* BEGIN Data extract *
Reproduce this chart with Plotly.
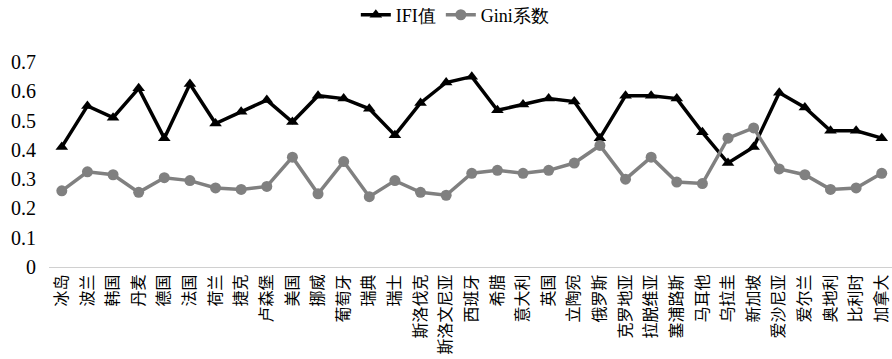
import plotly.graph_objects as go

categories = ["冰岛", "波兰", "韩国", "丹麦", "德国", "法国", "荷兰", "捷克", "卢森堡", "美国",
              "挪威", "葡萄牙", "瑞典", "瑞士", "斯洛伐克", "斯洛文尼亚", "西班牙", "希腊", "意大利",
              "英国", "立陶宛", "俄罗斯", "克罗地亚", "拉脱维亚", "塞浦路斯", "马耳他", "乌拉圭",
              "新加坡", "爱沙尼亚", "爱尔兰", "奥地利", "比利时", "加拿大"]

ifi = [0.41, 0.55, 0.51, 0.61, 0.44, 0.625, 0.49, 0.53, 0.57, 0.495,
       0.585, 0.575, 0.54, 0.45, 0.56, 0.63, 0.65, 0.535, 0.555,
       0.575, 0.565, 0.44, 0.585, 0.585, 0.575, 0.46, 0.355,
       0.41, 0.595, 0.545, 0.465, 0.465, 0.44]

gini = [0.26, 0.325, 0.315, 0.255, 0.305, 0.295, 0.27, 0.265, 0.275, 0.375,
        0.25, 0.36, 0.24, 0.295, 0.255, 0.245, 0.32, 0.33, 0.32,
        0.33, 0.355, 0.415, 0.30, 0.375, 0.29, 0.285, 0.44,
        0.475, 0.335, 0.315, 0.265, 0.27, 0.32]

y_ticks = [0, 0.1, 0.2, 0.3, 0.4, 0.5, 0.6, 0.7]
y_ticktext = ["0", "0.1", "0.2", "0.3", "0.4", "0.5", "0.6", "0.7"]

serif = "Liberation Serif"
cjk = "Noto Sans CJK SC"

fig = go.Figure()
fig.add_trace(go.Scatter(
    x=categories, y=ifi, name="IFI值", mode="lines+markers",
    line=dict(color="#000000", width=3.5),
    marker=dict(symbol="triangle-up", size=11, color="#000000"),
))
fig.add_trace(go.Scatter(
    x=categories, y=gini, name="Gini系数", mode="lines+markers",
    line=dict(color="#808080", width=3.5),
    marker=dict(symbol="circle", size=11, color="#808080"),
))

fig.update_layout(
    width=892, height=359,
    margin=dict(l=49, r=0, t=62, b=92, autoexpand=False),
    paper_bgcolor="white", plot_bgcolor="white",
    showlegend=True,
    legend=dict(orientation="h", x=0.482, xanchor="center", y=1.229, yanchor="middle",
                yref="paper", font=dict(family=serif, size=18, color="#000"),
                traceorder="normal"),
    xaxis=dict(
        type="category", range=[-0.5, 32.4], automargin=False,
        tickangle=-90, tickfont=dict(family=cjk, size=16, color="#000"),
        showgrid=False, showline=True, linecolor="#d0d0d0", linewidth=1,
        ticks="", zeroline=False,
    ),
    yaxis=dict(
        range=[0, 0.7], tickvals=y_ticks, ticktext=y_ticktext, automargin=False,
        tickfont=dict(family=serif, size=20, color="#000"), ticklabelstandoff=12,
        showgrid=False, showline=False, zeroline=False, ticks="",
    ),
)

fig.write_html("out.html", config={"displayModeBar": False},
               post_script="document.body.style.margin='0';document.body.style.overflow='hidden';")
* END Data extract *
**Task description**: Print each line of the material above exactly, with the pictures removed from your copy.

**Answer to this task**:
Reproduce this chart with Plotly.
import plotly.graph_objects as go

categories = ["冰岛", "波兰", "韩国", "丹麦", "德国", "法国", "荷兰", "捷克", "卢森堡", "美国",
              "挪威", "葡萄牙", "瑞典", "瑞士", "斯洛伐克", "斯洛文尼亚", "西班牙", "希腊", "意大利",
              "英国", "立陶宛", "俄罗斯", "克罗地亚", "拉脱维亚", "塞浦路斯", "马耳他", "乌拉圭",
              "新加坡", "爱沙尼亚", "爱尔兰", "奥地利", "比利时", "加拿大"]

ifi = [0.41, 0.55, 0.51, 0.61, 0.44, 0.625, 0.49, 0.53, 0.57, 0.495,
       0.585, 0.575, 0.54, 0.45, 0.56, 0.63, 0.65, 0.535, 0.555,
       0.575, 0.565, 0.44, 0.585, 0.585, 0.575, 0.46, 0.355,
       0.41, 0.595, 0.545, 0.465, 0.465, 0.44]

gini = [0.26, 0.325, 0.315, 0.255, 0.305, 0.295, 0.27, 0.265, 0.275, 0.375,
        0.25, 0.36, 0.24, 0.295, 0.255, 0.245, 0.32, 0.33, 0.32,
        0.33, 0.355, 0.415, 0.30, 0.375, 0.29, 0.285, 0.44,
        0.475, 0.335, 0.315, 0.265, 0.27, 0.32]

y_ticks = [0, 0.1, 0.2, 0.3, 0.4, 0.5, 0.6, 0.7]
y_ticktext = ["0", "0.1", "0.2", "0.3", "0.4", "0.5", "0.6", "0.7"]

serif = "Liberation Serif"
cjk = "Noto Sans CJK SC"

fig = go.Figure()
fig.add_trace(go.Scatter(
    x=categories, y=ifi, name="IFI值", mode="lines+markers",
    line=dict(color="#000000", width=3.5),
    marker=dict(symbol="triangle-up", size=11, color="#000000"),
))
fig.add_trace(go.Scatter(
    x=categories, y=gini, name="Gini系数", mode="lines+markers",
    line=dict(color="#808080", width=3.5),
    marker=dict(symbol="circle", size=11, color="#808080"),
))

fig.update_layout(
    width=892, height=359,
    margin=dict(l=49, r=0, t=62, b=92, autoexpand=False),
    paper_bgcolor="white", plot_bgcolor="white",
    showlegend=True,
    legend=dict(orientation="h", x=0.482, xanchor="center", y=1.229, yanchor="middle",
                yref="paper", font=dict(family=serif, size=18, color="#000"),
                traceorder="normal"),
    xaxis=dict(
        type="category", range=[-0.5, 32.4], automargin=False,
        tickangle=-90, tickfont=dict(family=cjk, size=16, color="#000"),
        showgrid=False, showline=True, linecolor="#d0d0d0", linewidth=1,
        ticks="", zeroline=False,
    ),
    yaxis=dict(
        range=[0, 0.7], tickvals=y_ticks, ticktext=y_ticktext, automargin=False,
        tickfont=dict(family=serif, size=20, color="#000"), ticklabelstandoff=12,
        showgrid=False, showline=False, zeroline=False, ticks="",
    ),
)

fig.write_html("out.html", config={"displayModeBar": False},
               post_script="document.body.style.margin='0';document.body.style.overflow='hidden';")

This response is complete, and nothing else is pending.